# YOUR OBJECTIVE
Write out exactly, please, every line from the beginning of the entries to the line holding "powered with new<br>technologies", and no pictures.

# MATERIAL SUPPLIED
-- Start --

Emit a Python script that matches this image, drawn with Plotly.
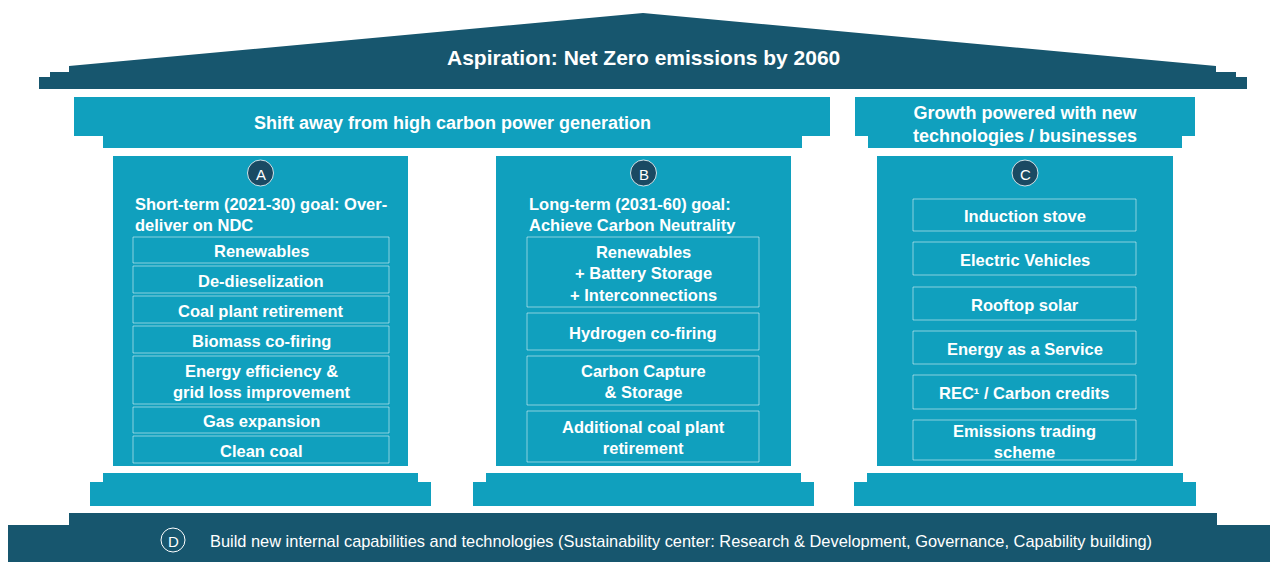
import plotly.graph_objects as go

# ---------------- content ----------------
roof_title = "Aspiration: Net Zero emissions by 2060"
capital_left = "Shift away from high carbon power generation"
capital_right = "Growth powered with new<br>technologies / businesses"

pillar_letters = ["A", "B", "C"]
pillar_titles = [
    "Short-term (2021-30) goal: Over-<br>deliver on NDC",
    "Long-term (2031-60) goal:<br>Achieve Carbon Neutrality",
    "",
]
items_a = ["Renewables", "De-dieselization", "Coal plant retirement", "Biomass co-firing",
           "Energy efficiency &<br>grid loss improvement", "Gas expansion", "Clean coal"]
items_b = ["Renewables<br>+ Battery Storage<br>+ Interconnections", "Hydrogen co-firing",
           "Carbon Capture<br>& Storage", "Additional coal plant<br>retirement"]
items_c = ["Induction stove", "Electric Vehicles", "Rooftop solar", "Energy as a Service",
           "REC¹ / Carbon credits", "Emissions trading<br>scheme"]
foundation_letter = "D"
foundation_text = ("Build new internal capabilities and technologies (Sustainability center: "
                   "Research & Development, Governance, Capability building)")

# ---------------- layout (pixel geometry) ----------------
W, H = 1277, 562
DARK = "#17566e"
CYAN = "#10a0be"
CIRC = "#1a4a63"
LINE = "rgba(255,255,255,0.5)"
FONT = "Liberation Sans, Arial, sans-serif"

pillar_x = [(113, 408), (496, 791), (877, 1173)]
pillar_y = (156, 466)
box_x = [(133, 389), (527, 759), (913, 1136)]
rows_a = [(237, 263), (266, 293), (296, 323), (326, 353), (356, 404), (407, 433), (436, 463)]
rows_b = [(237, 307), (313, 350), (356, 405), (411, 462)]
rows_c = [(199, 231), (242, 275), (287, 320), (331, 364), (375, 409), (420, 460)]

shapes = []
annotations = []


def path(pts, color):
    d = "M " + " L ".join(f"{x},{y}" for x, y in pts) + " Z"
    shapes.append(dict(type="path", path=d, fillcolor=color, line=dict(width=0), layer="below"))


def rect(x0, y0, x1, y1, fill=None, line=None, lw=0):
    shapes.append(dict(type="rect", x0=x0, y0=y0, x1=x1, y1=y1,
                       fillcolor=fill if fill else "rgba(0,0,0,0)",
                       line=dict(width=lw, color=line if line else "rgba(0,0,0,0)")))


def text(x, y, s, size, bold=True, xanchor="center", align="center", color="white"):
    annotations.append(dict(x=x, y=y, text=(f"<b>{s}</b>" if bold else s), showarrow=False,
                            xanchor=xanchor, yanchor="middle", align=align,
                            font=dict(family=FONT, size=size, color=color)))


# roof
path([(39, 89), (39, 77), (50, 77), (50, 72), (69, 72), (69, 66), (643, 13), (1216, 66),
      (1216, 72), (1236, 72), (1236, 77), (1247, 77), (1247, 89)], DARK)
text(643, 57, roof_title, 21)

# capitals
path([(74, 97), (830, 97), (830, 136), (802, 136), (802, 148), (103, 148), (103, 136), (74, 136)], CYAN)
text(452, 123, capital_left, 18)
path([(855, 97), (1195, 97), (1195, 136), (1182, 136), (1182, 148), (868, 148), (868, 136), (855, 136)], CYAN)
text(1025, 124, capital_right, 18)

# pillars + bases
for (x0, x1) in pillar_x:
    rect(x0, pillar_y[0], x1, pillar_y[1], fill=CYAN)
    rect(x0 - 10, 473, x1 + 10, 483, fill=CYAN)
    rect(x0 - 23, 482, x1 + 23, 506, fill=CYAN)

# circles with letters
for (x0, x1), letter in zip(pillar_x, pillar_letters):
    cx = (x0 + x1) / 2
    shapes.append(dict(type="circle", x0=cx - 13, y0=173 - 13, x1=cx + 13, y1=173 + 13,
                       fillcolor=CIRC, line=dict(width=1, color="rgba(255,255,255,0.8)")))
    text(cx, 174, letter, 15, bold=False)

# pillar titles
for (bx0, bx1), title in zip(box_x, pillar_titles):
    if title:
        text(bx0, 214, title, 16.5, xanchor="left", align="left")

# item boxes
for (bx0, bx1), items, rows in zip(box_x, [items_a, items_b, items_c], [rows_a, rows_b, rows_c]):
    for label, (y0, y1) in zip(items, rows):
        rect(bx0, y0, bx1, y1, line=LINE, lw=1)
        text((bx0 + bx1) / 2, (y0 + y1) / 2 + 1, label, 16.5)

# foundation
path([(69, 513), (1217, 513), (1217, 525), (1270, 525), (1270, 562), (8, 562), (8, 525), (69, 525)], DARK)
shapes.append(dict(type="circle", x0=173 - 12, y0=540 - 12, x1=173 + 12, y1=540 + 12,
                   fillcolor=DARK, line=dict(width=1, color="white")))
text(173, 541, foundation_letter, 15, bold=False)
text(208, 541, foundation_text, 16.4, bold=False, xanchor="left", align="left")

fig = go.Figure()
fig.update_layout(
    width=W, height=H, margin=dict(l=0, r=0, t=0, b=0),
    paper_bgcolor="white", plot_bgcolor="white",
    xaxis=dict(range=[0, W], visible=False, fixedrange=True),
    yaxis=dict(range=[H, 0], visible=False, fixedrange=True),
    shapes=shapes, annotations=annotations, showlegend=False,
)
fig.write_html("out.html", config={"displayModeBar": False},
               post_script="document.body.style.margin='0px';document.body.style.overflow='hidden';")
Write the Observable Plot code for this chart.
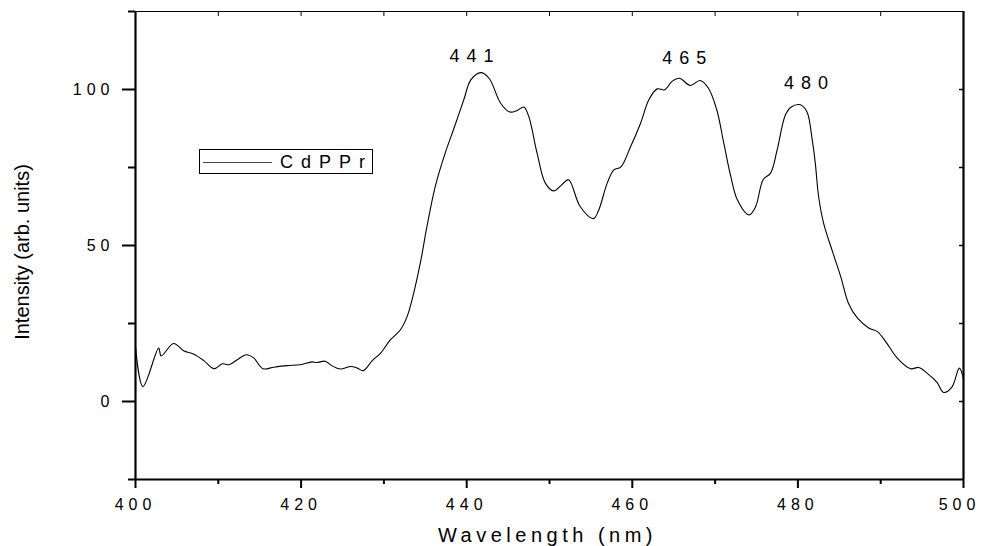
<!DOCTYPE html>
<html>
<head>
<meta charset="utf-8">
<script src="https://cdn.jsdelivr.net/npm/d3@7"></script>
<script src="https://cdn.jsdelivr.net/npm/@observablehq/plot@0.6"></script>
<style>
  html, body { margin: 0; padding: 0; background: #fff; }
  #wrap { position: relative; width: 981px; height: 546px; font-family: "Liberation Sans", Arial, sans-serif; }
  #legend { position: absolute; left: 199px; top: 149px; width: 174px; height: 25px; border: 1px solid #000; box-sizing: border-box; background: #fff; }
  #legend .swatch { position: absolute; left: 3px; top: 12px; width: 69px; height: 0; border-top: 1px solid #444; }
  #legend .name { position: absolute; left: 80px; top: 3px; font-size: 18px; line-height: 18px; letter-spacing: 8px; color: #000; white-space: nowrap; }
</style>
</head>
<body>
<div id="wrap"></div>
<script>
// ---- data ----
const wavelength = [
  400.0, 400.9, 402.8, 403.1, 404.6, 405.8, 407.0, 408.25, 409.5, 410.5,
  411.3, 412.3, 413.4, 414.3, 415.4, 416.7, 418.3, 419.9, 421.3, 421.9,
  422.9, 423.7, 424.7, 426.0, 426.8, 427.5, 428.6, 429.6, 430.8, 432.0,
  432.8, 433.4, 434.4, 435.2, 436.2, 437.4, 438.4, 439.65, 440.5, 441.7,
  442.7, 444.1, 445.2, 446.1, 446.9, 447.5, 448.5, 449.5, 450.5, 451.5,
  452.3, 453.7, 455.3, 455.95, 456.97, 457.8, 458.6, 459.8, 461.0, 462.0,
  463.0, 463.9, 464.8, 465.7, 467.0, 468.2, 469.2, 470.2, 471.05, 471.9,
  472.7, 474.1, 474.9, 475.8, 476.7, 477.5, 478.5, 479.2, 480.3, 481.1,
  481.7, 482.1, 482.5, 483.1, 484.2, 485.2, 486.1, 487.2, 488.6, 489.6,
  490.6, 492.0, 493.6, 494.6, 495.6, 496.8, 497.6, 498.6, 499.5, 500.0
];
const intensity = [
  17.5, 4.8, 17.1, 14.6, 18.6, 16.3, 15.2, 13.1, 10.5, 12.1,
  11.8, 13.4, 15.0, 13.9, 10.5, 11.0, 11.5, 11.8, 12.7, 12.5,
  12.9, 11.5, 10.4, 11.2, 10.7, 9.9, 13.1, 15.5, 19.8, 23.0,
  27.2, 32.6, 44.4, 56.1, 68.9, 79.6, 87.1, 96.7, 103.1, 105.4,
  103.6, 95.6, 92.8, 93.3, 94.4, 91.3, 79.6, 70.0, 67.5, 69.5,
  71.1, 62.5, 58.6, 61.4, 70.0, 74.3, 75.1, 81.7, 89.2, 96.7,
  100.2, 99.9, 102.6, 103.6, 101.3, 102.9, 100.4, 93.5, 82.8, 72.1,
  64.6, 59.8, 62.5, 71.1, 73.2, 80.7, 91.9, 94.4, 95.1, 92.8,
  84.4, 76.4, 65.7, 57.2, 47.9, 39.8, 31.5, 26.7, 23.5, 22.4,
  19.2, 13.9, 10.5, 10.9, 9.1, 6.1, 2.9, 4.6, 10.7, 7.2
];
const xMajorTicks = [400, 420, 440, 460, 480, 500];
const xMinorTicks = [410, 430, 450, 470, 490];
const yMajorTicks = [0, 50, 100];
const yMinorTicks = [-25, 25, 75, 125];
const peakLabels = ["441", "465", "480"];
const peakLabelX = [441, 466.7, 481.4];
const peakLabelY = [108.7, 108.3, 100.2];
const seriesName = "CdPPr";
const xTitle = "Wavelength (nm)";
const yTitle = "Intensity (arb. units)";

// ---- build tables ----
const data = wavelength.map((w, i) => ({w, v: intensity[i]}));
const peaks = peakLabels.map((t, i) => ({t, x: peakLabelX[i], y: peakLabelY[i]}));
const blank = () => "";
const xInner = xMajorTicks.slice(0, -1);
const xLast = xMajorTicks.slice(-1);

const plot = Plot.plot({
  width: 981,
  height: 546,
  marginLeft: 135,
  marginRight: 18,
  marginTop: 11,
  marginBottom: 67,
  x: {domain: [400, 500]},
  y: {domain: [-25, 125]},
  style: {fontFamily: "'Liberation Sans', Arial, sans-serif", color: "#000", background: "#fff", overflow: "visible"},
  marks: [
    Plot.axisX({anchor: "bottom", ticks: xInner, tickSize: 9, tickPadding: 10, strokeWidth: 2, fontSize: 16, label: null, tickFormat: d => String(d)}),
    Plot.axisX({anchor: "bottom", ticks: xLast, tickSize: 9, strokeWidth: 2, tickFormat: blank, label: null}),
    Plot.axisX({anchor: "bottom", ticks: xLast, tickSize: 0, tickPadding: 19, strokeWidth: 0, fontSize: 16, dx: -4, label: null, tickFormat: d => String(d)}),
    Plot.axisX({anchor: "bottom", ticks: xMinorTicks, tickSize: 5, strokeWidth: 2, tickFormat: blank, label: null}),
    Plot.axisX({anchor: "top", ticks: [...xMajorTicks, ...xMinorTicks], tickSize: -4, strokeWidth: 1, tickFormat: blank, label: null}),
    Plot.axisY({anchor: "left", ticks: yMajorTicks, tickSize: 13, tickPadding: 8, strokeWidth: 2, fontSize: 16, label: null, tickFormat: d => String(d)}),
    Plot.axisY({anchor: "left", ticks: yMinorTicks, tickSize: 7, strokeWidth: 2, tickFormat: blank, label: null}),
    Plot.axisY({anchor: "right", ticks: [0, 25, 50, 75, 100], tickSize: -5, strokeWidth: 1.5, tickFormat: blank, label: null}),
    Plot.ruleX([400, 500], {strokeWidth: 2.2}),
    Plot.ruleY([-25], {strokeWidth: 2}),
    Plot.ruleY([125], {strokeWidth: 1.2}),
    Plot.line(data, {x: "w", y: "v", stroke: "#000", strokeWidth: 1.1, curve: "catmull-rom"}),
    Plot.text(peaks, {x: "x", y: "y", text: "t", fontSize: 18, lineAnchor: "bottom", textAnchor: "middle"}),
    Plot.text([xTitle], {frameAnchor: "bottom", dy: 62, dx: -2, fontSize: 20, lineAnchor: "bottom", textAnchor: "middle"}),
    Plot.text([yTitle], {frameAnchor: "left", rotate: -90, dx: -107, dy: 6.5, fontSize: 20, lineAnchor: "bottom", textAnchor: "middle"})
  ]
});

// letter-spaced labels, as in the reference
d3.select(plot).selectAll("text").each(function() {
  const parent = this.parentNode;
  const aria = parent && parent.getAttribute ? (parent.getAttribute("aria-label") || "") : "";
  const t = this.textContent;
  if (aria.includes("tick label")) this.style.letterSpacing = "5px";
  else if (t === xTitle) this.style.letterSpacing = "4.5px";
  else if (peakLabels.includes(t)) this.style.letterSpacing = "7px";
});

const wrap = document.getElementById("wrap");
wrap.appendChild(plot);

// legend
const legend = document.createElement("div");
legend.id = "legend";
const sw = document.createElement("div");
sw.className = "swatch";
const nm = document.createElement("div");
nm.className = "name";
nm.textContent = seriesName;
legend.appendChild(sw);
legend.appendChild(nm);
wrap.appendChild(legend);
</script>
</body>
</html>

-- End --

# EXERCISE OUTPUT
Emit a Python script that matches this image, drawn with Plotly.
import plotly.graph_objects as go

# ---------------- content ----------------
roof_title = "Aspiration: Net Zero emissions by 2060"
capital_left = "Shift away from high carbon power generation"
capital_right = "Growth powered with new<br>technologies / businesses"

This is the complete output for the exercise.